Plutonia Plarre über eine gebührenpflichtige Rennpiste
: Sanft Radeln? Macht 10 Euro!

Nichts Böses ahnend kommen eine Frau und ein Mann aus dem Gleisdreieckpark geradelt. Es ist Donnerstag, 16 Uhr. Bleiern liegt die Hitze über der Stadt. Von Osten kommend radeln die zwei auf dem Bürgersteig der Kurfürstenstraße nach Westen, in Richtung Potsdamer Straße. Der Bürgersteig liegt im Schatten. Das ist aber nicht der einzige Grund, warum die beiden die Fahrbahn meiden. Die Straße hat Kopfsteinpflaster. Kein Mensch fährt dort mit dem Rad. Zumindest gefühlt ist das so.

Das war schon früher so, als es den Park noch nicht gab. Weil die Bürgersteige der Kurfürstenstraße sehr breit sind, war es auch kein Problem. Aber seit der Gleisdreieckpark vor ein paar Jahren aufgemacht hat, sind die Bürgersteige der Kurfürstenstraße für Zweiradfahrer zur Rennpiste geworden. Zum Leidwesen der Anwohner. Sie sei zunehmend genervt, erzählt eine Frau, die seit 30 Jahren in der Straße wohnt. Man könne nicht mehr aus dem Haus treten, ohne Gefahr zu laufen, umgenietet zu werden.
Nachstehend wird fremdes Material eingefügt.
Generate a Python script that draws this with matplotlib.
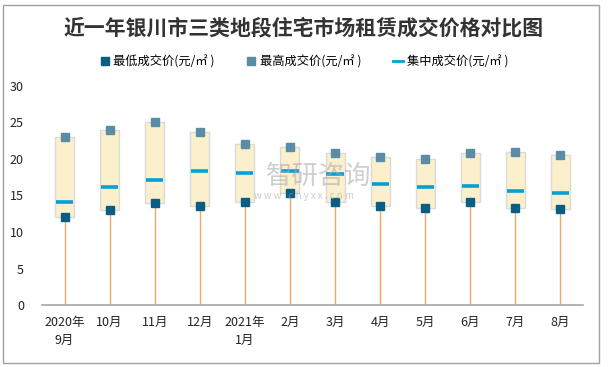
import matplotlib.pyplot as plt
from matplotlib.lines import Line2D
from matplotlib.patches import Rectangle

plt.rcParams['font.family'] = ['Noto Sans CJK SC', 'DejaVu Sans']

months = ["2020年\n9月", "10月", "11月", "12月", "2021年\n1月", "2月",
          "3月", "4月", "5月", "6月", "7月", "8月"]
low = [12.0, 13.0, 14.0, 13.6, 14.1, 15.3, 14.1, 13.6, 13.3, 14.1, 13.3, 13.1]
high = [23.0, 24.0, 25.0, 23.7, 22.0, 21.7, 20.8, 20.3, 20.0, 20.8, 20.9, 20.6]
mid = [14.1, 16.2, 17.1, 18.4, 18.1, 18.4, 17.9, 16.6, 16.2, 16.3, 15.6, 15.3]

c_low = "#0B5E83"
c_high = "#5B8CA6"
c_mid = "#00A0DC"
c_box = "#FCEFCB"
c_drop = "#F0A868"

fig = plt.figure(figsize=(6.08, 3.67), dpi=100)
ax = fig.add_axes([42 / 608, 62 / 367, 541 / 608, 219 / 367])

x = list(range(len(months)))
bw = 0.42

# boxes from low to high
ax.bar(x, [h - l for h, l in zip(high, low)], bottom=low, width=bw,
       color=c_box, edgecolor="#DADADA", linewidth=1, zorder=2)
# drop lines
ax.vlines(x, 0, low, color=c_drop, linewidth=1, zorder=1)
# central price
ax.hlines(mid, [i - bw / 2 + 0.02 for i in x], [i + bw / 2 - 0.02 for i in x],
          color=c_mid, linewidth=2.6, zorder=3)
ax.plot(x, low, ls="none", marker="s", ms=5.5, color=c_low, zorder=4)
ax.plot(x, high, ls="none", marker="s", ms=5.5, color=c_high, zorder=4)

ax.set_xlim(-0.5, 11.5)
ax.set_ylim(0, 30)
ax.set_yticks(range(0, 31, 5))
ax.set_xticks(x)
ax.set_xticklabels(months, fontsize=9, color="#222222", linespacing=1.5)
ax.tick_params(axis="y", length=0, pad=13, labelsize=9, labelcolor="#222222")
ax.tick_params(axis="x", length=0, pad=8)
for s in ["left", "right", "top"]:
    ax.spines[s].set_visible(False)
ax.spines["bottom"].set_color("#A6A6A6")
ax.spines["bottom"].set_linewidth(1.2)

fig.text(0.5, 1 - 28 / 367, "近一年银川市三类地段住宅市场租赁成交价格对比图",
         ha="center", va="center", fontsize=15, fontweight="bold", color="#333333")

handles = [
    Line2D([], [], ls="none", marker="s", ms=5.5, color=c_low),
    Line2D([], [], ls="none", marker="s", ms=5.5, color=c_high),
    Line2D([], [], color=c_mid, linewidth=2),
]
labels = ["最低成交价(元/㎡ )", "最高成交价(元/㎡ )", "集中成交价(元/㎡ )"]
fig.legend(handles, labels, loc="center", bbox_to_anchor=(0.5, 1 - 62 / 367),
           ncol=3, frameon=False, fontsize=8.8, handlelength=0.8,
           handletextpad=0.3, columnspacing=2.6)

# watermark
fig.text(0.525, 1 - 176 / 367, "智研咨询", ha="center", va="center",
         fontsize=19, color="#A8A8A8", alpha=0.55)
fig.text(0.5, 1 - 196 / 367, "w w w . c h y x x . c o m", ha="center",
         va="center", fontsize=7, color="#A8A8A8", alpha=0.55)

fig.patches.append(Rectangle((3 / 608, 4 / 367), 596 / 608, 358 / 367,
                             transform=fig.transFigure, fill=False,
                             edgecolor="#A0A0A0", linewidth=1))

fig.savefig("out.png", dpi=100)
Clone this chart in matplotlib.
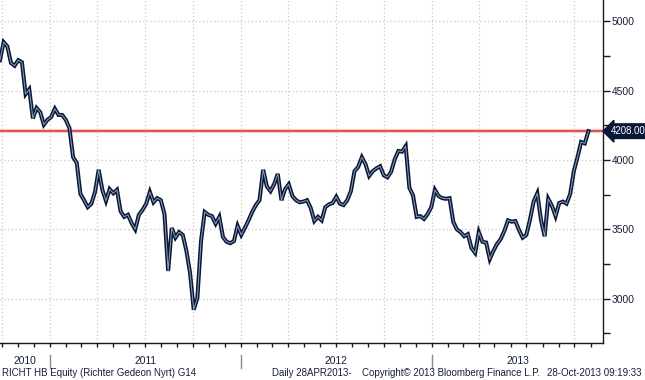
import matplotlib
matplotlib.use('Agg')
import matplotlib.pyplot as plt
import matplotlib.dates as mdates
import matplotlib.transforms as mtransforms
from matplotlib.ticker import FixedLocator
import pandas as pd

plt.rcParams['font.family'] = ['Liberation Sans', 'DejaVu Sans']

# Weekly closing levels (RICHT HB Equity)
prices = [
    4720, 4850, 4820, 4700, 4680, 4720, 4705, 4475, 4510, 4300,
    4375, 4345, 4255, 4290, 4310, 4370, 4325, 4325, 4290, 4230,
    4020, 3980, 3755, 3710, 3660, 3685, 3770, 3930, 3785, 3705,
    3790, 3760, 3785, 3630, 3590, 3605, 3545, 3500, 3605, 3640,
    3685, 3770, 3695, 3725, 3710, 3610, 3200, 3510, 3440, 3480,
    3460, 3345, 3185, 2920, 3005, 3415, 3625, 3605, 3595, 3540,
    3590, 3445, 3410, 3400, 3415, 3525, 3460, 3510, 3565, 3625,
    3675, 3710, 3930, 3810, 3775, 3825, 3900, 3710, 3790, 3825,
    3740, 3710, 3695, 3700, 3710, 3655, 3560, 3590, 3565, 3660,
    3680, 3690, 3735, 3685, 3675, 3710, 3775, 3920, 3950, 4020,
    3970, 3885, 3920, 3940, 3955, 3890, 3875, 3915, 4005, 4065,
    4060, 4100, 3800, 3745, 3590, 3595, 3575, 3610, 3660, 3785,
    3740, 3725, 3720, 3725, 3555, 3500, 3480, 3450, 3465, 3365,
    3330, 3480, 3410, 3405, 3285, 3345, 3395, 3430, 3490, 3565,
    3555, 3560, 3495, 3440, 3460, 3570, 3700, 3760, 3570, 3450,
    3720, 3670, 3595, 3690, 3700, 3685, 3755, 3920, 4020, 4130,
    4120, 4208,
]
start_date = '2010-09-27'
dates = pd.date_range(start_date, periods=len(prices), freq='7D')

last_price = 4208.00
y_ticks = [3000, 3500, 4000, 4500, 5000]
y_minor = [2750, 3250, 3750, 4250, 4750]
year_labels = ['2010', '2011', '2012', '2013']
year_bounds = ['2010-09-27', '2011-01-01', '2012-01-01', '2013-01-01', '2013-11-25']

navy = '#0a1838'
text_col = '#16203a'

fig = plt.figure(figsize=(6.45, 3.8), dpi=100)
ax = fig.add_axes([0.0, 0.098, 0.935, 0.902])

x0 = pd.Timestamp(year_bounds[0])
x1 = pd.Timestamp(year_bounds[-1])
ax.set_xlim(x0, x1)
ax.set_ylim(2682, 5154)

# grid
ax.set_yticks(y_ticks)
ax.yaxis.set_minor_locator(FixedLocator(y_minor))
ax.xaxis.set_major_locator(mdates.MonthLocator(bymonth=[1, 4, 7, 10]))
ax.xaxis.set_minor_locator(mdates.MonthLocator())
ax.grid(True, which='major', color='#c9c9c9', linestyle=(0, (1, 2)), linewidth=0.9)

# price series
ax.plot(dates, prices, color=navy, linewidth=2.9, solid_joinstyle='miter', zorder=3)
ax.plot(dates, prices, color='#8fa0b8', linewidth=0.7, zorder=4)

# last price line
ax.axhline(last_price, color='#f6c8c8', linewidth=3.0, zorder=2)
ax.axhline(last_price, color='#d83232', linewidth=1.1, zorder=2)

# spines
for s in ['left', 'top']:
    ax.spines[s].set_visible(False)
for s in ['right', 'bottom']:
    ax.spines[s].set_color('#1a1a1a')
    ax.spines[s].set_linewidth(1.0)

ax.yaxis.tick_right()
ax.tick_params(axis='y', which='both', direction='out', length=5, width=1,
               colors='#1a1a1a', labelcolor=text_col, labelsize=7.4, pad=1)
ax.tick_params(axis='x', which='both', direction='out', length=3, width=1,
               colors='#1a1a1a', labelbottom=False)

# last price tag
ax.text(1.013, last_price, '%.2f' % last_price, transform=ax.get_yaxis_transform(),
        ha='left', va='center', fontsize=6.9, color='white',
        bbox=dict(boxstyle='larrow,pad=0.24', fc=navy, ec=navy), clip_on=False, zorder=6)

# year separators and labels
trans = mtransforms.blended_transform_factory(ax.transData, fig.transFigure)
for b in year_bounds[1:-1]:
    ax.plot([pd.Timestamp(b)] * 2, [0.032, 0.066], transform=trans, color='#8a8a8a',
            linewidth=1.0, clip_on=False)
for i, lab in enumerate(year_labels):
    a = pd.Timestamp(year_bounds[i])
    b = pd.Timestamp(year_bounds[i + 1])
    mid = a + (b - a) / 2
    ax.text(mid, 0.05, lab, transform=trans, ha='center', va='center', fontsize=7.4,
            color=text_col)

# footer
fy = 0.018
fs = 7.0
fig.text(0.003, fy, 'RICHT HB Equity (Richter Gedeon Nyrt) G14', ha='left', va='center',
         fontsize=fs, color=text_col)
fig.text(0.4217, fy, 'Daily 28APR2013-', ha='left', va='center', fontsize=fs, color=text_col)
fig.text(0.561, fy, 'Copyright\u00a9 2013 Bloomberg Finance L.P.', ha='left', va='center',
         fontsize=fs, color=text_col)
fig.text(0.994, fy, '28-Oct-2013 09:19:33', ha='right', va='center', fontsize=fs,
         color=text_col)

fig.savefig('out.png', dpi=100)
Der Mann und die Frau, die am Donnerstagnachmittag aus dem Park kommen, treten kräftig in die Pedale. Es ist heiß, sie wollen nach Hause. Sie haben 20, 30 Meter auf dem Bürgersteig zurückgelegt, da ruft ihnen ein Anwohner, der vor einer Haustür steht, zu: „Steigt lieber ab, da vorne wird abkassiert.“ Tatsächlich. 100 Meter weiter stehen sie im Schatten auf dem Bürgersteig: Polizisten mit neonfarbenen Westen und mehrere Mitarbeiter des Ordnungsamts Mitte in weißen Polohemden.

Dankbar, dass sie gewarnt worden sind, schieben die beiden ihre Räder durch die Sperre und laufen weiter Richtung Potse. Am Kiosk kurz vor der Ecke hat sich eine kleine Traube von Anwohnern gebildet. Die Kontrollen sind das Gesprächsthema. Jedes Mal, wenn ein Radfahrer aus Richtung Potsdamer Straße kommend und ohne Vorwarnung vorbeifährt, freuen sich die Anwohner diebisch: „Wieder einer.“

Soweit zu beobachten ist, werden alle, die mit dem Rad auf die Kontrolle zusteuern, zur Kasse gebeten. 10 Euro kostet die Verwarnung. Auf Nachfrage teilte der Bezirksbürgermeister von Mitte Stephan von Dassel am Freitag mit, dass vor Ort 40 Verwarnungsgelder erhoben, 28 Anzeigen gefertigt und 74 „aufklärende Bürgergespräche“ geführt wurden. Die Ausbeute hätte noch größer sein können – aber es gibt ja noch solidarische Menschen auf dieser Welt.